The benchmark choice is significant because LeCaRD-v2 reflects real-world legal language complexity — statutes, precedents, and fact patterns that require exact term overlap. Dense retrievers trained on general corpora often miss these low-frequency legal tokens, whereas BM25 augmented with learned rewriting rules preserves lexical precision while expanding recall. The framework’s zero-training requirement also means it can be deployed atop any existing BM25 index without re-indexing or GPU inference costs at query time.
LLM Capacity Drives Evolution Effectiveness
Ablation experiments reveal that the self-evolution mechanism depends critically on the LLM’s capacity to synthesize negative feedback. When a smaller model powers the agent, the rule set converges to a local optimum that resembles the greedy baseline.
With a high-capacity model, the agent identifies subtle rule interactions — such as a broadening rule that hurts precision unless paired with a filtering rule — and eliminates the harmful combinations in later iterations.
The authors attribute this to the LLM’s “intrinsic knowledge of rule elimination,” meaning the model can predict which rule types are likely to conflict before running the experiment, reducing wasted evaluation cycles When Rules Learn: A Self-Evolving Agent for Legal Case Retrieval.
This finding aligns with a broader trend in agentic LLM research: long-horizon task performance scales with the model’s ability to maintain and exploit a working memory of past actions. Recent work on 1M-context coding agents shows similar dynamics, where the model’s capacity to reference earlier debugging steps determines whether it can complete multi-hour engineering tasks GLM-5.2: Built for Long-Horizon Tasks.
The legal retrieval agent operates on a shorter horizon but faces an analogous challenge — credit assignment across a sequence of rule proposals and validations.

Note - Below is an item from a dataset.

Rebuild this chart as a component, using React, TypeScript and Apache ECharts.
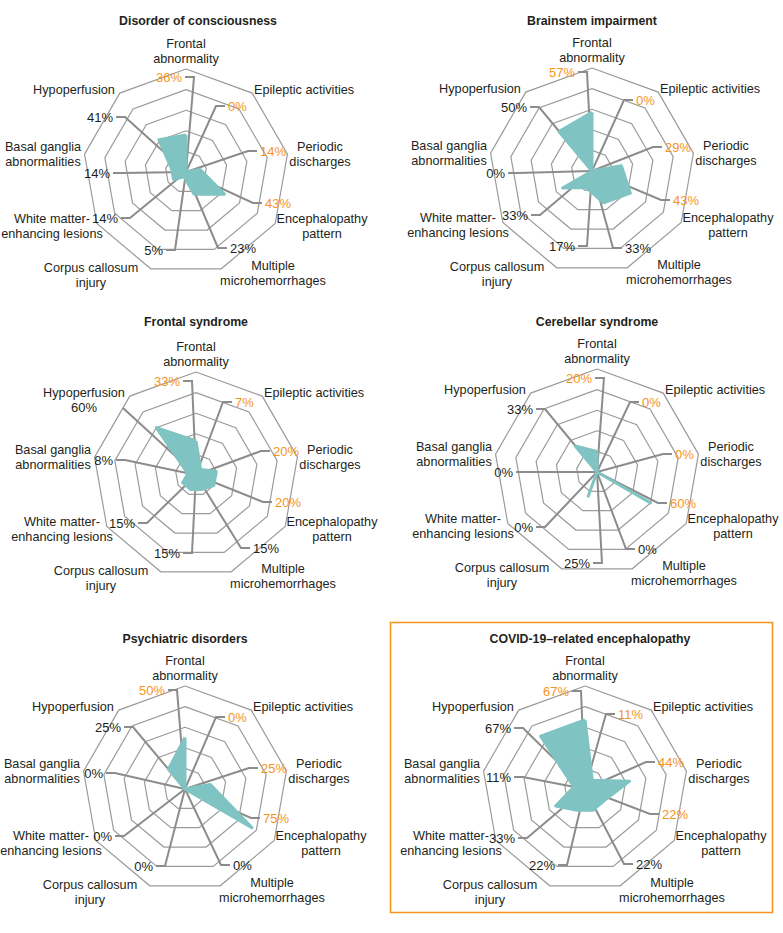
import React, { useEffect, useRef } from 'react';
import * as echarts from 'echarts';

// ---------- data ----------
const categories = [
  'Frontal\nabnormality',
  'Epileptic activities',
  'Periodic\ndischarges',
  'Encephalopathy\npattern',
  'Multiple\nmicrohemorrhages',
  'Corpus callosum\ninjury',
  'White matter-\nenhancing lesions',
  'Basal ganglia\nabnormalities',
  'Hypoperfusion',
];

const panelTitles = [
  'Disorder of consciousness',
  'Brainstem impairment',
  'Frontal syndrome',
  'Cerebellar syndrome',
  'Psychiatric disorders',
  'COVID-19–related encephalopathy',
];

const disorderOfConsciousness = [36, 0, 14, 43, 23, 5, 14, 14, 41];
const brainstemImpairment = [57, 0, 29, 43, 33, 17, 33, 0, 50];
const frontalSyndrome = [33, 7, 20, 20, 15, 15, 15, 8, 60];
const cerebellarSyndrome = [20, 0, 0, 60, 0, 25, 0, 0, 33];
const psychiatricDisorders = [50, 0, 25, 75, 0, 0, 0, 0, 25];
const covidEncephalopathy = [67, 11, 44, 22, 22, 22, 33, 11, 67];

const panelValues = [
  disorderOfConsciousness,
  brainstemImpairment,
  frontalSyndrome,
  cerebellarSyndrome,
  psychiatricDisorders,
  covidEncephalopathy,
];

// ---------- layout & style ----------
const W = 783;
const H = 933;
const RADIUS = 103;
const TEAL = '#7FC4C2';
const ORANGE = '#F7941D';
const DARK = '#231F20';
const GRID = '#9b9b9b';
const LEADER = '#8c8c8c';
const FONT = '"Liberation Sans", Arial, sans-serif';

const CENTERS = [
  [186, 172],
  [592, 171],
  [196, 475],
  [597, 472],
  [185, 789],
  [585, 789],
];
const TITLE_POS = [
  [198, 21],
  [592, 21],
  [196, 322],
  [597, 322],
  [185, 639],
  [590, 639],
];
// category label: [dx, dy (first line centre), align]
const CAT_LAYOUT: [number, number, string][] = [
  [0, -128, 'center'],
  [68, -82, 'left'],
  [134, -25, 'center'],
  [136, 47, 'center'],
  [87, 94, 'center'],
  [-95, 96, 'center'],
  [-134, 47, 'center'],
  [-143, -25, 'center'],
  [-112, -82, 'center'],
];
const VALUE_ALIGN = ['right', 'left', 'left', 'left', 'left', 'right', 'right', 'right', 'right'];
const VALUE_POS = [
  [[-4, -95], [42, -66], [74, -21], [79, 31], [44, 76], [-23, 78], [-68, 46], [-76, 1], [-73, -55]],
  [[-17, -99], [44, -71], [73, -24], [81, 29], [33, 77], [-17, 75], [-64, 44], [-87, 2], [-65, -64]],
  [[-16, -94], [39, -73], [77, -24], [79, 27], [57, 73], [-16, 78], [-61, 48], [-83, -15], [-112, -68]],
  [[-5, -94], [45, -70], [78, -18], [73, 31], [41, 77], [-7, 91], [-64, 55], [-84, 0], [-64, -63]],
  [[-20, -99], [43, -72], [76, -21], [78, 29], [48, 76], [-32, 77], [-73, 47], [-82, -16], [-64, -62]],
  [[-16, -98], [33, -75], [73, -27], [77, 25], [51, 75], [-30, 76], [-70, 49], [-74, -12], [-74, -61]],
];
// special case: in "Frontal syndrome" the hypoperfusion value sits under its name
const SPECIAL = { panel: 2, idx: 8, align: 'center', leader: [-73, -67] };

// ECharts radar lays indicators out counter-clockwise; reorder to get clockwise
const ORDER = [0, 8, 7, 6, 5, 4, 3, 2, 1];

function buildOption() {
  const radar = CENTERS.map(([cx, cy]) => ({
    center: [cx, cy],
    radius: RADIUS,
    startAngle: 90,
    shape: 'polygon',
    splitNumber: 5,
    indicator: ORDER.map(() => ({ name: '', min: 0, max: 100 })),
    axisName: { show: false },
    axisLine: { show: false },
    axisTick: { show: false },
    axisLabel: { show: false },
    splitArea: { show: false },
    splitLine: { lineStyle: { color: GRID, width: 1.2 } },
  }));

  const series = panelValues.map((vals, i) => ({
    type: 'radar',
    radarIndex: i,
    symbol: 'none',
    silent: true,
    z: 3,
    lineStyle: { color: TEAL, width: 3, join: 'round' },
    areaStyle: { color: TEAL, opacity: 1 },
    data: [{ value: ORDER.map((k) => vals[k]), name: panelTitles[i] }],
  }));

  const elements: any[] = [];
  panelValues.forEach((vals, p) => {
    const [cx, cy] = CENTERS[p];
    const [tx, ty] = TITLE_POS[p];
    elements.push({
      type: 'text',
      x: tx,
      y: ty,
      z: 10,
      style: {
        text: panelTitles[p],
        fill: DARK,
        font: `bold 12.3px ${FONT}`,
        align: 'center',
        verticalAlign: 'middle',
      },
    });
    categories.forEach((cat, k) => {
      const [dx, dy, al] = CAT_LAYOUT[k];
      elements.push({
        type: 'text',
        x: cx + dx,
        y: cy + dy - 7.25,
        z: 10,
        style: {
          text: cat,
          fill: DARK,
          font: `12.7px ${FONT}`,
          lineHeight: 14.5,
          align: al,
          verticalAlign: 'top',
        },
      });
      const [vx, vy] = VALUE_POS[p][k];
      const special = SPECIAL.panel === p && SPECIAL.idx === k;
      const align = special ? SPECIAL.align : VALUE_ALIGN[k];
      elements.push({
        type: 'text',
        x: cx + vx,
        y: cy + vy,
        z: 10,
        style: {
          text: `${vals[k]}%`,
          fill: k < 4 ? ORANGE : DARK,
          font: `13px ${FONT}`,
          align,
          verticalAlign: 'middle',
        },
      });
      let pts: number[][];
      if (special) {
        pts = [[cx, cy], [cx + SPECIAL.leader[0], cy + SPECIAL.leader[1]]];
      } else {
        const s = align === 'left' ? -1 : 1;
        pts = [
          [cx, cy],
          [cx + vx + s * 12, cy + vy],
          [cx + vx + s * 3, cy + vy],
        ];
      }
      elements.push({
        type: 'polyline',
        z: 1,
        silent: true,
        shape: { points: pts },
        style: { stroke: LEADER, lineWidth: 2, fill: null },
      });
    });
  });

  elements.push({
    type: 'rect',
    z: 1,
    shape: { x: 390.5, y: 622.5, width: 382, height: 290 },
    style: { stroke: ORANGE, lineWidth: 1.6, fill: null },
  });

  return {
    animation: false,
    backgroundColor: '#ffffff',
    radar,
    series,
    graphic: { elements },
  };
}

export default function App() {
  const ref = useRef<HTMLDivElement>(null);
  useEffect(() => {
    if (!ref.current) return;
    const chart = echarts.init(ref.current, undefined, { renderer: 'svg', width: W, height: H });
    chart.setOption(buildOption() as any);
    return () => chart.dispose();
  }, []);
  return (
    <div
      ref={ref}
      style={{ position: 'absolute', left: 0, top: 0, width: W, height: H, background: '#fff' }}
    />
  );
}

Implications for Legal AI and Retrieval Systems
The self-evolving approach suggests a practical path for production legal search systems: keep the battle-tested BM25 index, layer an LLM-driven rule optimizer that runs offline, and update the rule set periodically as case law evolves. Because the framework requires no labeled relevance judgments beyond the benchmark’s existing annotations, it sidesteps the expensive annotation bottleneck that blocks many dense-retrieval deployments.
Teams can also audit the final rule list — each rule is a human-readable text transformation — providing transparency that opaque dense vectors lack.
Evaluation infrastructure will matter as these systems mature. Frameworks that support rapid, reproducible benchmarking across model checkpoints — such as the olmo-eval workbench released this month — enable developers to measure whether a new LLM actually improves the downstream retrieval metric before committing to a production rollout olmo-eval: An evaluation workbench for the model development loop. The legal retrieval paper’s experimental design, which treats each evolution step as a controlled experiment, mirrors the per-checkpoint evaluation discipline that such tools encourage.
Bottom line: A self-evolving LLM agent that learns BM25 query-rewriting rules through automated experimentation beats static human-crafted rules on LeCaRD-v2, offering a zero-training, auditable upgrade path for legal search systems that hinges on the core model’s reasoning capacity.